Exercise objective. Write the data out again exactly, dropping any images it holds.
+++ Stored data +++
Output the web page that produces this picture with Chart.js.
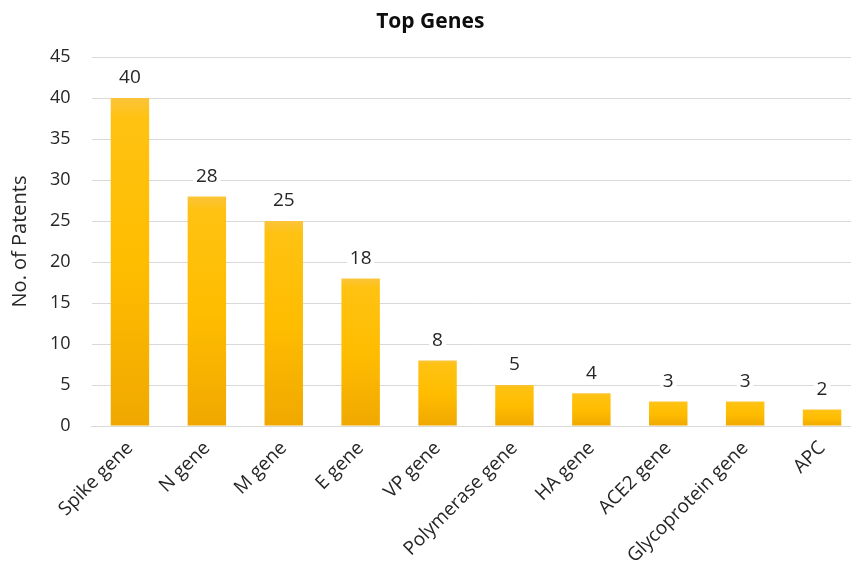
<!DOCTYPE html>
<html>
<head>
<meta charset="utf-8">
<script src="https://cdn.jsdelivr.net/npm/chart.js@4/dist/chart.umd.min.js"></script>
<style>
  html, body { margin: 0; padding: 0; background: #fff; overflow: hidden; }
  #wrap { position: relative; width: 898px; height: 575px; }
</style>
</head>
<body>
<div id="wrap"><canvas id="c"></canvas></div>
<script>
const categories = ["Spike gene", "N gene", "M gene", "E gene", "VP gene", "Polymerase gene", "HA gene", "ACE2 gene", "Glycoprotein gene", "APC"];
const patentCounts = [40, 28, 25, 18, 8, 5, 4, 3, 3, 2];
const chartTitle = "Top Genes";
const yAxisTitle = "No. of Patents";
const yMin = 0, yMax = 45, yStep = 5;

const FONT = "'Open Sans', sans-serif";
const TEXT = '#262626';

function barGradient(ctx) {
  const chart = ctx.chart;
  if (!chart.chartArea || ctx.dataIndex === undefined) return '#FFC000';
  const ys = chart.scales.y;
  const top = ys.getPixelForValue(ctx.raw);
  const bottom = ys.getPixelForValue(0);
  if (!isFinite(top) || !isFinite(bottom) || top === bottom) return '#FFC000';
  const g = chart.ctx.createLinearGradient(0, top, 0, bottom);
  g.addColorStop(0, '#FBC43A');
  g.addColorStop(0.06, '#FFC212');
  g.addColorStop(0.5, '#FFBD00');
  g.addColorStop(1, '#F0A800');
  return g;
}

const valueLabels = {
  id: 'valueLabels',
  afterDatasetsDraw(chart) {
    const c = chart.ctx;
    const meta = chart.getDatasetMeta(0);
    c.save();
    c.font = '19px ' + FONT;
    c.textAlign = 'center';
    c.textBaseline = 'middle';
    meta.data.forEach((bar, i) => {
      const txt = String(chart.data.datasets[0].data[i]);
      const w = c.measureText(txt).width;
      const y = bar.y - 20;
      c.fillStyle = '#ffffff';
      c.fillRect(bar.x - w / 2 - 3, y - 11, w + 6, 22);
      c.fillStyle = TEXT;
      c.fillText(txt, bar.x, y);
    });
    c.restore();
  }
};

new Chart(document.getElementById('c'), {
  type: 'bar',
  data: {
    labels: categories,
    datasets: [{
      data: patentCounts,
      backgroundColor: barGradient,
      borderWidth: 0,
      barPercentage: 0.5,
      categoryPercentage: 1.0
    }]
  },
  options: {
    responsive: true,
    maintainAspectRatio: false,
    animation: false,
    layout: { padding: { left: 0, right: 37.5, top: 0, bottom: 0 } },
    plugins: {
      legend: { display: false },
      tooltip: { enabled: false },
      title: {
        display: true,
        text: chartTitle,
        color: '#0d0d0d',
        font: { family: FONT, size: 21, weight: 'bold' },
        padding: { top: 9, bottom: 22.8 }
      }
    },
    scales: {
      x: {
        grid: { display: false, drawTicks: false },
        border: { display: true, color: '#D9D9D9', width: 1 },
        ticks: {
          color: TEXT,
          font: { family: FONT, size: 19 },
          minRotation: 45,
          maxRotation: 45,
          autoSkip: false,
          padding: 11
        },
        afterFit(scale) { scale.height = 149; }
      },
      y: {
        min: yMin,
        max: yMax,
        ticks: {
          stepSize: yStep,
          color: TEXT,
          font: { family: FONT, size: 18 },
          padding: 21
        },
        grid: { color: '#D9D9D9', lineWidth: 1, drawTicks: false },
        border: { display: false },
        title: {
          display: true,
          text: yAxisTitle,
          color: TEXT,
          font: { family: FONT, size: 20 },
          padding: { top: 8, bottom: 0 }
        },
        afterFit(scale) { scale.width = 91.5; }
      }
    }
  },
  plugins: [valueLabels]
});
</script>
</body>
</html>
+++
Task answer.
Output the web page that produces this picture with Chart.js.
<!DOCTYPE html>
<html>
<head>
<meta charset="utf-8">
<script src="https://cdn.jsdelivr.net/npm/chart.js@4/dist/chart.umd.min.js"></script>
<style>
  html, body { margin: 0; padding: 0; background: #fff; overflow: hidden; }
  #wrap { position: relative; width: 898px; height: 575px; }
</style>
</head>
<body>
<div id="wrap"><canvas id="c"></canvas></div>
<script>
const categories = ["Spike gene", "N gene", "M gene", "E gene", "VP gene", "Polymerase gene", "HA gene", "ACE2 gene", "Glycoprotein gene", "APC"];
const patentCounts = [40, 28, 25, 18, 8, 5, 4, 3, 3, 2];
const chartTitle = "Top Genes";
const yAxisTitle = "No. of Patents";
const yMin = 0, yMax = 45, yStep = 5;

const FONT = "'Open Sans', sans-serif";
const TEXT = '#262626';

function barGradient(ctx) {
  const chart = ctx.chart;
  if (!chart.chartArea || ctx.dataIndex === undefined) return '#FFC000';
  const ys = chart.scales.y;
  const top = ys.getPixelForValue(ctx.raw);
  const bottom = ys.getPixelForValue(0);
  if (!isFinite(top) || !isFinite(bottom) || top === bottom) return '#FFC000';
  const g = chart.ctx.createLinearGradient(0, top, 0, bottom);
  g.addColorStop(0, '#FBC43A');
  g.addColorStop(0.06, '#FFC212');
  g.addColorStop(0.5, '#FFBD00');
  g.addColorStop(1, '#F0A800');
  return g;
}

const valueLabels = {
  id: 'valueLabels',
  afterDatasetsDraw(chart) {
    const c = chart.ctx;
    const meta = chart.getDatasetMeta(0);
    c.save();
    c.font = '19px ' + FONT;
    c.textAlign = 'center';
    c.textBaseline = 'middle';
    meta.data.forEach((bar, i) => {
      const txt = String(chart.data.datasets[0].data[i]);
      const w = c.measureText(txt).width;
      const y = bar.y - 20;
      c.fillStyle = '#ffffff';
      c.fillRect(bar.x - w / 2 - 3, y - 11, w + 6, 22);
      c.fillStyle = TEXT;
      c.fillText(txt, bar.x, y);
    });
    c.restore();
  }
};

new Chart(document.getElementById('c'), {
  type: 'bar',
  data: {
    labels: categories,
    datasets: [{
      data: patentCounts,
      backgroundColor: barGradient,
      borderWidth: 0,
      barPercentage: 0.5,
      categoryPercentage: 1.0
    }]
  },
  options: {
    responsive: true,
    maintainAspectRatio: false,
    animation: false,
    layout: { padding: { left: 0, right: 37.5, top: 0, bottom: 0 } },
    plugins: {
      legend: { display: false },
      tooltip: { enabled: false },
      title: {
        display: true,
        text: chartTitle,
        color: '#0d0d0d',
        font: { family: FONT, size: 21, weight: 'bold' },
        padding: { top: 9, bottom: 22.8 }
      }
    },
    scales: {
      x: {
        grid: { display: false, drawTicks: false },
        border: { display: true, color: '#D9D9D9', width: 1 },
        ticks: {
          color: TEXT,
          font: { family: FONT, size: 19 },
          minRotation: 45,
          maxRotation: 45,
          autoSkip: false,
          padding: 11
        },
        afterFit(scale) { scale.height = 149; }
      },
      y: {
        min: yMin,
        max: yMax,
        ticks: {
          stepSize: yStep,
          color: TEXT,
          font: { family: FONT, size: 18 },
          padding: 21
        },
        grid: { color: '#D9D9D9', lineWidth: 1, drawTicks: false },
        border: { display: false },
        title: {
          display: true,
          text: yAxisTitle,
          color: TEXT,
          font: { family: FONT, size: 20 },
          padding: { top: 8, bottom: 0 }
        },
        afterFit(scale) { scale.width = 91.5; }
      }
    }
  },
  plugins: [valueLabels]
});
</script>
</body>
</html>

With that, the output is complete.